La transformation comme processus : Le changement de Haller n’est pas linéaire ni définitif. L’inclusion est un chemin continu, non un état figé à atteindre.
Hermann Hesse : un écrivain de la quête intérieure
Prix Nobel de littérature en 1946, Hermann Hesse (1877-1962) a consacré son œuvre à explorer les tensions entre l’individu et la société, la quête spirituelle et les contradictions de l’existence moderne. « Le Loup des Steppes », publié à un moment de crise personnelle de l’auteur, représente l’une de ses explorations les plus radicales de ces thématiques.
Ses autres œuvres majeures incluent « Siddhartha », « Demian » et « Le Jeu des perles de verre », qui forment avec « Le Loup des Steppes » une tétralogie de la quête initiatique et de la réalisation de soi.
Résonances contemporaines
À l’ère du numérique et de l’hyperconnexion, le paradoxe du Loup des Steppes n’a jamais été aussi actuel : nous sommes plus connectés que jamais et pourtant l’isolement, la solitude et le sentiment d’exclusion n’ont jamais été aussi répandus.

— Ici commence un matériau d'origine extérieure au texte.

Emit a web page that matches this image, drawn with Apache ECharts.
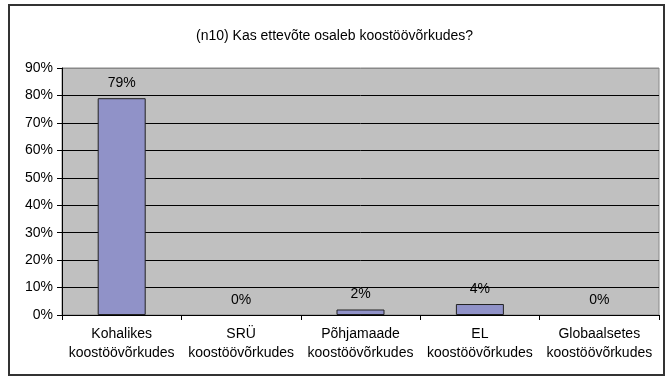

Les transformations rapides du monde du travail, l’émergence de nouvelles technologies, les mutations sociétales créent des « loups des steppes » modernes : des individus qui peinent à trouver leur place dans un monde en mutation constante.
Le roman de Hesse nous rappelle que la solution ne réside ni dans le rejet total du monde ni dans la soumission complète à ses normes, mais dans la découverte d’un équilibre personnel, dans l’acceptation de sa propre complexité et dans la construction de ponts avec les autres.
Conclusion : Un voyage vers l’inclusion de soi
« Le Loup des Steppes » est bien plus qu’un roman sur la crise existentielle d’un homme. C’est une invitation à repenser notre rapport à nous-mêmes et aux autres, à reconnaître la multiplicité qui nous habite et à construire des espaces où cette complexité peut s’exprimer.
Dans une société qui prône l’inclusion, ce roman nous rappelle une vérité fondamentale : on ne peut véritablement accueillir l’autre que si l’on a d’abord appris à s’accueillir soi-même, dans toutes ses contradictions et ses multitudes.